[Exercise objective]:
Begin with the first line below and retype each line exactly through the line containing "80, 90, 100];". Any pictures are to be left out.

__________________________________________________

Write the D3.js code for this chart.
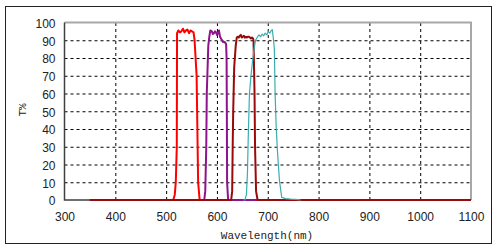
<!DOCTYPE html>
<html>
<head>
<meta charset="utf-8">
<script src="https://cdn.jsdelivr.net/npm/d3@7"></script>
<style>
  body { margin: 0; background: #fff; }
  .tick text { font-family: "Liberation Sans", Arial, sans-serif; font-size: 12px; fill: #222; }
  .grid line { stroke: #000; stroke-width: 1; stroke-dasharray: 3,3; }
  .grid .domain { display: none; }
</style>
</head>
<body>
<svg id="chart" width="499" height="249"></svg>
<script>
// axis ticks
var xTicks = [300, 400, 500, 600, 700, 800, 900, 1000, 1100];
var yTicks = [0, 10, 20, 30, 40, 50, 60, 70, 80, 90, 100];

// red filter
var redWl = [350, 500, 514, 517, 519, 521, 521.5, 524, 527, 530, 533, 536, 539, 542, 545, 548, 551, 554, 556, 558, 560, 561, 562, 563, 566, 600, 1100];
var redT  = [0, 0, 0, 3, 10, 30, 94, 95.5, 94.5, 95, 96.5, 94.5, 95.5, 96, 94, 95.5, 95, 94.5, 90, 80, 70, 50, 30, 10, 0, 0, 0];

// purple filter
var purpleWl = [350, 570, 575, 577, 579, 580, 583, 585, 587, 590, 592, 594, 596, 598, 600, 602, 604, 606, 608, 610, 612, 615, 618, 619, 619.5, 620, 622, 640, 1100];
var purpleT  = [0, 0, 0, 5, 30, 60, 87, 92, 95.5, 95, 93.5, 94, 95, 94.5, 93, 94, 95.5, 92, 91, 90, 89, 89, 88, 80, 50, 10, 0, 0, 0];

// dark red filter
var brownWl = [350, 625, 628, 630, 631, 632, 634, 637, 639, 641, 643, 645, 647, 649, 651, 653, 655, 657, 659, 661, 663, 665, 667, 669, 671, 672, 674, 675, 677, 680, 700, 1100];
var brownT  = [0, 0, 0, 5, 30, 50, 75, 87, 91.5, 92, 91.5, 92.5, 93, 91.5, 92, 92.5, 91.5, 92, 91.5, 92, 92, 91.5, 91, 91.5, 91, 90, 60, 30, 5, 0, 0, 0];

// teal filter
var tealWl = [652, 655, 658, 660, 662, 664, 667, 670, 673, 676, 680, 683, 686, 689, 692, 695, 698, 701, 704, 707, 709, 711, 713, 714.5, 716.5, 719, 723, 727.5, 735, 745, 755, 765];
var tealT  = [0, 0, 3, 15, 40, 60, 70, 78, 85, 90, 92, 93, 92, 93.5, 92.5, 94, 93, 95, 94, 95.5, 96, 91, 85, 60, 42, 28, 11, 1.5, 0.8, 0.5, 0.3, 0];

var series = [
  {wl: redWl, t: redT, color: "#ff0000", w: 2},
  {wl: purpleWl, t: purpleT, color: "#8e138e", w: 2},
  {wl: brownWl, t: brownT, color: "#990a0a", w: 2},
  {wl: tealWl, t: tealT, color: "#3aaeae", w: 1.2}
];

var svg = d3.select("#chart");
var pLeft = 64.5, pRight = 471, pTop = 22.5, pBottom = 200;

var x = d3.scaleLinear().domain([300, 1100]).range([pLeft, pRight]);
var y = d3.scaleLinear().domain([0, 100]).range([pBottom, pTop]);

// outer frame
svg.append("rect")
    .attr("x", 5.5).attr("y", 6.5)
    .attr("width", 486).attr("height", 237)
    .attr("fill", "#fff")
    .attr("stroke", "#222")
    .attr("stroke-width", 1);

// grid lines
svg.append("g")
    .attr("class", "grid")
    .attr("transform", "translate(0," + pBottom + ")")
    .call(d3.axisBottom(x).tickValues(xTicks.slice(1, -1)).tickSize(-(pBottom - pTop)).tickFormat(""));

svg.append("g")
    .attr("class", "grid")
    .attr("transform", "translate(" + pLeft + ",0)")
    .call(d3.axisLeft(y).tickValues(yTicks.slice(1, -1)).tickSize(-(pRight - pLeft)).tickFormat(""));

// plot border: light top/right, dark left/bottom
svg.append("path")
    .attr("d", "M" + pLeft + "," + pTop + "H" + pRight + "V" + pBottom)
    .attr("fill", "none")
    .attr("stroke", "#a8a8a8")
    .attr("stroke-width", 2);
svg.append("path")
    .attr("d", "M" + pLeft + "," + pTop + "V" + pBottom + "H" + pRight)
    .attr("fill", "none")
    .attr("stroke", "#404040")
    .attr("stroke-width", 1.5);

// curves
var line = d3.line()
    .x(function(d) { return x(d[0]); })
    .y(function(d) { return y(d[1]); });

series.forEach(function(s) {
  var pts = s.wl.map(function(w, i) { return [w, s.t[i]]; });
  svg.append("path")
      .datum(pts)
      .attr("d", line)
      .attr("fill", "none")
      .attr("stroke", s.color)
      .attr("stroke-width", s.w)
      .attr("stroke-linejoin", "round");
});

// tick labels
var xAxis = svg.append("g")
    .attr("transform", "translate(0," + (pBottom + 9) + ")")
    .call(d3.axisBottom(x).tickValues(xTicks).tickSize(0).tickFormat(d3.format("d")));
xAxis.select(".domain").remove();

var yAxis = svg.append("g")
    .attr("transform", "translate(" + (pLeft - 6) + ",0)")
    .call(d3.axisLeft(y).tickValues(yTicks).tickSize(0).tickFormat(d3.format("d")));
yAxis.select(".domain").remove();
yAxis.selectAll("text").attr("dy", "0.4em");

// axis titles
svg.append("text")
    .attr("x", 267)
    .attr("y", 239)
    .attr("text-anchor", "middle")
    .style("font-family", "'Liberation Mono', 'DejaVu Sans Mono', monospace")
    .style("font-size", "11px")
    .style("fill", "#222")
    .text("Wavelength(nm)");

svg.append("text")
    .attr("transform", "translate(26,110) rotate(-90)")
    .attr("text-anchor", "middle")
    .style("font-family", "'Liberation Mono', 'DejaVu Sans Mono', monospace")
    .style("font-size", "11px")
    .style("fill", "#222")
    .text("T%");
</script>
</body>
</html>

__________________________________________________

[Solution]:
Write the D3.js code for this chart.
<!DOCTYPE html>
<html>
<head>
<meta charset="utf-8">
<script src="https://cdn.jsdelivr.net/npm/d3@7"></script>
<style>
  body { margin: 0; background: #fff; }
  .tick text { font-family: "Liberation Sans", Arial, sans-serif; font-size: 12px; fill: #222; }
  .grid line { stroke: #000; stroke-width: 1; stroke-dasharray: 3,3; }
  .grid .domain { display: none; }
</style>
</head>
<body>
<svg id="chart" width="499" height="249"></svg>
<script>
// axis ticks
var xTicks = [300, 400, 500, 600, 700, 800, 900, 1000, 1100];
var yTicks = [0, 10, 20, 30, 40, 50, 60, 70, 80, 90, 100];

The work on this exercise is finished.